Camille Mondon
Le camée

À vingt ans, j'ai reçu le plus beau des cadeaux. C'était une broche. Elle faisait mon admiration et m'avait été promise. Lorsqu'elle n'était pas portée par ma mère sur le revers de son tailleur, la merveille était contenue dans un écrin rouge bien caché dans un tiroir de la commode. En récompense d'une bonne note ou d'un petit service rendu, j'étais autorisée à la toucher et à la contempler à loisir. C'était une sorte de tableau en miniature encadré d'or représentant en médaillon un char romain que tiraient deux lions conduits par un angelot une couronne de lauriers à la main. L'attelage était sculpté en relief sur un fond légèrement convexe à dominante rose. Le motif était blanc avec des tâches ocrées sur les parties saillantes de premier plan. Dans une attitude joyeuse et dynamique, le cocher semblait vouloir sortir du cadre, alors que les lions à la crinière bouclée se montraient plus réticents. J'étais fascinée par la scène et la matière douce et froide du médaillon. Lors du cadeau, j'ai su que c'était un camée d'Epoque Directoire, dont le sujet mythologique avait été sculpté en Italie dans un coquillage des mers du sud. La monture en or datait des années vingt. Sans en demander davantage, j'arborais fièrement la broche à toute occasion.

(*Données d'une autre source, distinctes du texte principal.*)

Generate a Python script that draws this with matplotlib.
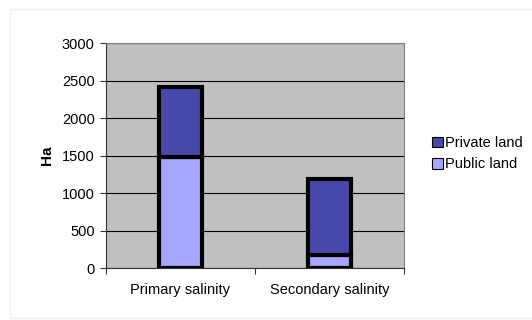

Le camée était dans mes bagages pour Panama. Dans ce nouvel exil, je n'imaginais pas trouver le coquillage à l'origine de mon bijou préféré. Le strombus costatus, car tel est son nom, vit dans les eaux chaudes de l'archipel des San Blas, un paradis de la mer des Caraïbes, composé de plus de trois cents îlots coralliens logeant la côte panaméenne. Le mollusque y prospère à l'abri d’une imposante coquille en forme de conque. Les femmes Cuna les pêchent à fleur d'eau dans le récif. Depuis longtemps elles en ont organisé le commerce. Les conques stockées dans les villages sont chargées deux fois par an sur le bateau de collecte et transportées jusqu'en Italie. Ce coquillage recherché a pour particularité de présenter des strates de couleurs contrastées, allant du brun au blanc, puis au rose, un camaïeu idéal pour être sculpté en bas-relief par les spécialistes. La vente de coquillages n'est cependant qu'une activité occasionnelle pour les habitants de l'archipel dont l'économie est basée sur la culture de la noix de coco. C'est une reconversion pour les Indiens Cuna, qui vivaient de subsistance dans la forêt avant d’êtres chassés par les conquérants espagnols et de trouver refuge dans les îles. Ils ont dû s’adapter à ce nouvel environnement, ont su conservé leur mode de vie traditionnel et un système social matriarcal. Le travail demeure communautaire et les coopératives sont gérées par les femmes. Leur rôle est primordial au sein de la famille et du groupe. En 1954, les San Blas ont obtenu du gouvernement panaméen le statut de "réserve". Il fut longtemps réclamé par les Cuna afin de préserver leur culture singulière et leur archipel fragile. Nul doute, la bonne gestion de la ressource en coquillages prisés par les sculpteurs de camées est assurée pour longtemps.